Technical Abstract: Endophyte-mediated salinity tolerance is largely unknown in tall fescue [(Schedonorus arundinaceus (Schreb.)]. The objective of this study was to investigate growth, ion accumulation, and antioxidant responses of tall fescue infected by the endophyte Epichloë coenophiala to different levels of salinity stress. Endophyte-infected (E+) and endophyte-free (E-) grass plants were subjected to 0 (control), 100- and 200-mM NaCl for 10 d in a greenhouse, respectively. Salinity stress decreased plant height, leaf fresh weight (LFW), leaf dry weight (LDW), leaf water content (LWC), and increased Na+ content, but E+ plants had significantly higher LFW, LDW, and LWC under both NaCl treatments and lower Na+ than E- plants under 200 mM NaCl.
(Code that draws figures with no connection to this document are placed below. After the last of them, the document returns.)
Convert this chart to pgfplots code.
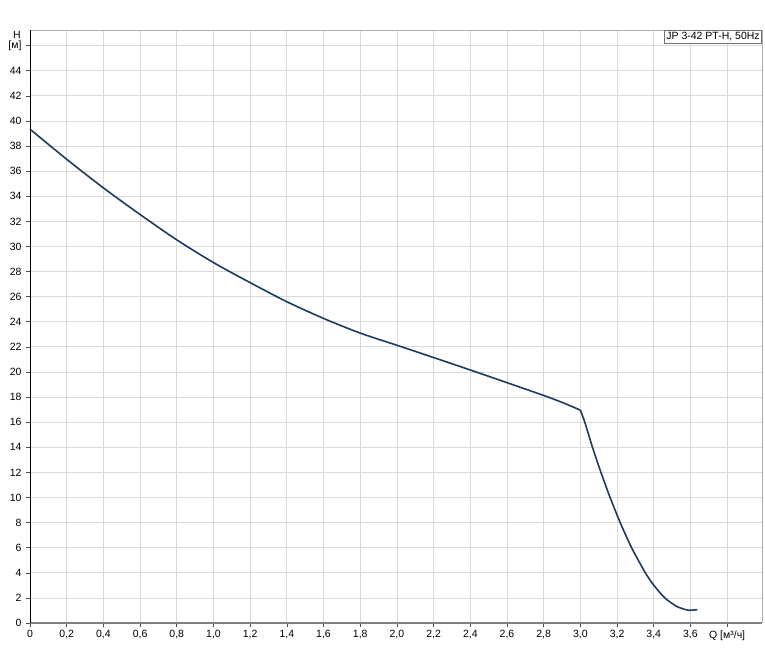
\documentclass[border=0pt]{standalone}
\usepackage{pgfplots}
\pgfplotsset{compat=1.18}
\usepackage{fontspec}
\setmainfont{Liberation Sans}
\definecolor{curve}{HTML}{1F3A5F}
\definecolor{gridc}{HTML}{D9D9D9}
\begin{document}
\begin{tikzpicture}
\path[use as bounding box] (0,0) rectangle (765pt,670pt);
\begin{axis}[
  at={(30pt,47pt)}, anchor=south west,
  scale only axis, width=732pt, height=593pt,
  xmin=0, xmax=3.99, ymin=0, ymax=47.25,
  font=\fontsize{10.5}{12}\selectfont,
  /pgf/number format/assume math mode=true,
  xtick={0,0.2,...,3.81},
  xticklabels={0,{0,2},{0,4},{0,6},{0,8},{1,0},{1,2},{1,4},{1,6},{1,8},{2,0},{2,2},{2,4},{2,6},{2,8},{3,0},{3,2},{3,4},{3,6},{Q [м³/ч]}},
  ytick={0,2,...,46},
  yticklabels={0,2,4,6,8,10,12,14,16,18,20,22,24,26,28,30,32,34,36,38,40,42,44,{[м]}},
  grid=major,
  major grid style={gridc, line width=0.8pt},
  tick align=outside, major tick length=4pt,
  tick style={black!70, line width=0.6pt},
  xtick pos=bottom, ytick pos=left,
  axis line style={draw=none},
  xticklabel style={yshift=0pt},
  yticklabel style={xshift=-1pt},
  clip=false,
]
\draw[gridc!80!black, line width=0.6pt] (rel axis cs:0,1) -- (rel axis cs:1,1) -- (rel axis cs:1,0);
\draw[black!50, line width=1.6pt] (rel axis cs:0,0) -- (rel axis cs:1,0);
\draw[black, line width=1pt] (rel axis cs:0,0) -- (rel axis cs:0,1);
\addplot[curve, line width=1.6pt, smooth, tension=0.5] coordinates {
(0,39.35) (0.2,36.95) (0.4,34.67) (0.6,32.55) (0.8,30.53) (1.0,28.72) (1.2,27.12)
(1.4,25.6) (1.6,24.27) (1.8,23.1) (2.0,22.13) (2.2,21.15) (2.4,20.16) (2.6,19.15)
(2.8,18.13) (2.9,17.58) (3.0,16.96)
};
\addplot[curve, line width=1.6pt, smooth, tension=0.4] coordinates {
(3.0,16.96) (3.024,16) (3.066,14) (3.112,12) (3.162,10) (3.217,8) (3.279,6) (3.354,4)
(3.40,3.01) (3.46,2) (3.524,1.33) (3.587,1.02) (3.638,1.07)
};
\node[anchor=east, inner sep=0pt] at ([xshift=-9pt]axis cs:0,46.9) {H};
\node[anchor=north east, draw=black!55, fill=white, inner sep=2pt, line width=0.6pt] at (rel axis cs:1,1) {JP 3-42 PT-H, 50Hz};
\end{axis}
\end{tikzpicture}
\end{document}
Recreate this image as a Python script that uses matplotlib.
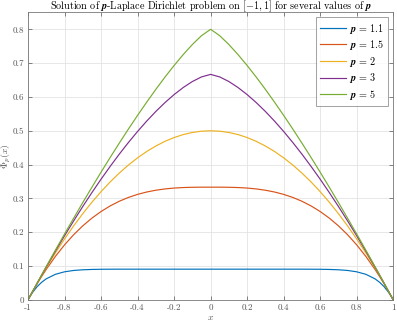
import matplotlib
matplotlib.use('Agg')
import matplotlib.pyplot as plt

# data (curves are symmetric about x = 0)
x = [-1, -0.99, -0.975, -0.95, -0.925, -0.9, -0.85, -0.8, -0.75, -0.7, -0.65, -0.6,
     -0.55, -0.5, -0.45, -0.4, -0.35, -0.3, -0.25, -0.2, -0.15, -0.1, -0.05, 0,
     0.05, 0.1, 0.15, 0.2, 0.25, 0.3, 0.35, 0.4, 0.45, 0.5, 0.55, 0.6, 0.65, 0.7,
     0.75, 0.8, 0.85, 0.9, 0.925, 0.95, 0.975, 0.99, 1]

u_11 = [0, 0.0095, 0.0221, 0.0392, 0.0523, 0.0624, 0.0757, 0.0831, 0.0871, 0.0891, 0.0901, 0.0906,
        0.0908, 0.0909, 0.0909, 0.0909, 0.0909, 0.0909, 0.0909, 0.0909, 0.0909, 0.0909, 0.0909, 0.0909,
        0.0909, 0.0909, 0.0909, 0.0909, 0.0909, 0.0909, 0.0909, 0.0909, 0.0909, 0.0909, 0.0908, 0.0906, 0.0901, 0.0891,
        0.0871, 0.0831, 0.0757, 0.0624, 0.0523, 0.0392, 0.0221, 0.0095, 0]
u_15 = [0, 0.0099, 0.0244, 0.0475, 0.0695, 0.0903, 0.1286, 0.1627, 0.1927, 0.2190, 0.2418, 0.2613,
        0.2779, 0.2917, 0.3030, 0.3120, 0.3190, 0.3243, 0.3281, 0.3307, 0.3322, 0.3330, 0.3333, 0.3333,
        0.3333, 0.3330, 0.3322, 0.3307, 0.3281, 0.3243, 0.3190, 0.3120, 0.3030, 0.2917, 0.2779, 0.2613, 0.2418, 0.2190,
        0.1927, 0.1627, 0.1286, 0.0903, 0.0695, 0.0475, 0.0244, 0.0099, 0]
u_2 = [0, 0.0100, 0.0247, 0.0488, 0.0722, 0.0950, 0.1388, 0.1800, 0.2188, 0.2550, 0.2888, 0.3200,
       0.3488, 0.3750, 0.3988, 0.4200, 0.4388, 0.4550, 0.4688, 0.4800, 0.4888, 0.4950, 0.4988, 0.5000,
       0.4988, 0.4950, 0.4888, 0.4800, 0.4688, 0.4550, 0.4388, 0.4200, 0.3988, 0.3750, 0.3488, 0.3200, 0.2888, 0.2550,
       0.2188, 0.1800, 0.1388, 0.0950, 0.0722, 0.0488, 0.0247, 0.0100, 0]
u_3 = [0, 0.0100, 0.0249, 0.0494, 0.0736, 0.0975, 0.1442, 0.1896, 0.2336, 0.2762, 0.3173, 0.3568,
       0.3947, 0.4310, 0.4654, 0.4980, 0.5286, 0.5571, 0.5833, 0.6070, 0.6279, 0.6456, 0.6592, 0.6667,
       0.6592, 0.6456, 0.6279, 0.6070, 0.5833, 0.5571, 0.5286, 0.4980, 0.4654, 0.4310, 0.3947, 0.3568, 0.3173, 0.2762,
       0.2336, 0.1896, 0.1442, 0.0975, 0.0736, 0.0494, 0.0249, 0.0100, 0]
u_5 = [0, 0.0100, 0.0249, 0.0496, 0.0743, 0.0987, 0.1471, 0.1948, 0.2416, 0.2878, 0.3331, 0.3776,
       0.4211, 0.4636, 0.5052, 0.5455, 0.5846, 0.6224, 0.6586, 0.6930, 0.7253, 0.7550, 0.7811, 0.8000,
       0.7811, 0.7550, 0.7253, 0.6930, 0.6586, 0.6224, 0.5846, 0.5455, 0.5052, 0.4636, 0.4211, 0.3776, 0.3331, 0.2878,
       0.2416, 0.1948, 0.1471, 0.0987, 0.0743, 0.0496, 0.0249, 0.0100, 0]

labels = ['1.1', '1.5', '2', '3', '5']
colors = ['#0072BD', '#D95319', '#EDB120', '#7E2F8E', '#77AC30']

xticks = [-1, -0.8, -0.6, -0.4, -0.2, 0, 0.2, 0.4, 0.6, 0.8, 1]
xtick_labels = ['-1', '-0.8', '-0.6', '-0.4', '-0.2', '0', '0.2', '0.4', '0.6', '0.8', '1']
yticks = [0, 0.1, 0.2, 0.3, 0.4, 0.5, 0.6, 0.7, 0.8]
ytick_labels = ['0', '0.1', '0.2', '0.3', '0.4', '0.5', '0.6', '0.7', '0.8']

plt.rcParams['font.family'] = 'cmr10'
plt.rcParams['mathtext.fontset'] = 'cm'
plt.rcParams['axes.unicode_minus'] = False

fig = plt.figure(figsize=(3.97, 3.26), dpi=100)
ax = fig.add_axes([0.0705, 0.08, 0.92, 0.882])

for u, lab, c in zip([u_11, u_15, u_2, u_3, u_5], labels, colors):
    ax.plot(x, u, color=c, linewidth=0.85, label=r'$\boldsymbol{p}\,=\,$' + lab)

ax.set_xlim(-1, 1)
ax.set_ylim(0, 0.85)
ax.set_xticks(xticks)
ax.set_xticklabels(xtick_labels)
ax.set_yticks(yticks)
ax.set_yticklabels(ytick_labels)
ax.tick_params(direction='in', length=3, width=0.5, labelsize=6.5, colors='#555555',
               top=True, right=True, pad=3)
for s in ax.spines.values():
    s.set_color('#777777')
    s.set_linewidth(0.6)
ax.grid(True, color='#e3e3e3', linewidth=0.6)
ax.set_axisbelow(True)

ax.set_xlabel(r'$x$', fontsize=7, color='#555555', labelpad=1)
ax.set_ylabel(r'$\Phi_p(x)$', fontsize=7, color='#555555')
ax.yaxis.set_label_coords(-0.04, 0.5)
ax.set_title(r'Solution of $\boldsymbol{p}$-Laplace Dirichlet problem on $[-1,1]$ for several values of $\boldsymbol{p}$',
             fontsize=7.3, pad=2)

leg = ax.legend(loc='upper right', fontsize=7.3, frameon=True, fancybox=False,
                edgecolor='#777777', handlelength=2.6, handletextpad=0.3,
                borderaxespad=0.5, labelspacing=0.25, borderpad=0.4)
leg.get_frame().set_linewidth(0.6)

fig.savefig('out.png', dpi=100)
Salinity stress decreased K+ and Mg2+ and did not alter P, and increased Ca2+ in E+ plants and caused no change in Ca2+ in E- plants; however, endophyte had no effects on these elements. Chlorophyll fluorescence (Fv/Fm), total soluble protein (TSP), malondialdehyde (MDA), and activities of superoxide dismutase (SOD), catalase (CAT), and ascorbate peroxidase (APX) remained unchanged in E+ plants, but Fv/Fm and TSP were reduced and MDA and enzyme activities were elevated in E- plants under 200 mM NaCl, whereas E+ plants had significantly higher Fv/Fm and TSP and lower MDA, SOD and APX activities than E- plants. Peroxidase activities increased in E+ plants under 200 mM NaCl and in E- plants under both NaCl treatments. The results indicated that endophyte-promoted salinity tolerance in tall fescue through maintaining higher growth and photochemical efficiency and lowering Na+ accumulation and lipid peroxidation. The significantly induced antioxidant enzyme activities and lipid peroxidation in E- plants suggested a possibly enhanced oxidative injury in endophyte-free plants exposed to a high level of salinity stress.